Critics’ Picks

View of “Fawn Krieger: State of Matter,” 2021.

View of “Fawn Krieger: State of Matter,” 2021.

New York

Fawn Krieger

348 South 4th St.
January 10–February 14, 2021

Resistance is a manifestation of fierce hope. After Donald Trump was inaugurated in 2017, Fawn Krieger took this notion to heart and into her studio, where she began to make a new body of work by pressing fired, underglazed pieces of clay into ceramic, frame-like troughs, filled with wet, often dyed, cement. Four years and 113 sculptures later, Krieger’s “Experiments in Resistance,” 2017–21—a series of ceramics done in vibrant Atomic Age hues (’50s-bathroom pinks, subdued yellows, and Formica greens)—reads like a record of time, tactility, and emotional perspicacity. Arranged in clusters spanning the floor, set upon pedestals and shelves, or directly mounted onto the gallery’s walls, these hanging and freestanding objects—fifty-eight in total here—combine geometric and organic forms in considered yet spontaneous ways. In Experiment in Resistance 70, 2019, among the first pieces one encounters upon entering the exhibition, the dried cement looks chocolaty and malleable, like cookie dough. Squished within it are hollowed rectangles, which contain toylike cubes and cylinders that recall the textures and shapes of childhood, tinged by a subtle forcefulness.

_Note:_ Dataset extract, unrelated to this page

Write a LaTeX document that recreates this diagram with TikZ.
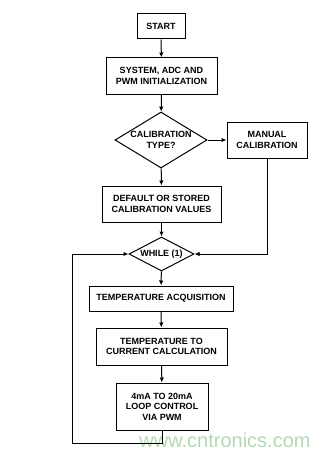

The earliest sculptures from this series feel fairly restrained. Take Experiment in Resistance 7, 2017, in which a group of irregular, bone-colored rectangles and squares emerge from a dark field, as though they were the ruins of a buried city. However, Experiment in Resistance 107, 2020, is decidedly less quiet—the voluminous ceramic blocks embedded into the work’s half-moon structure are like packages stuffed tightly into a mailbox that might burst at any moment. In other pieces, the concrete takes over, its rough surface practically swallowing up the forms within, as we see in Experiment in Resistance 89 and 101, both 2020.

Krieger’s sculptures are documents of materiality and cultural tumult, as the show’s title, “State of Matter,” suggests. The artworks were made during a brutal period of time; nonetheless, their beauty underlines the stubborn tenacity of hope.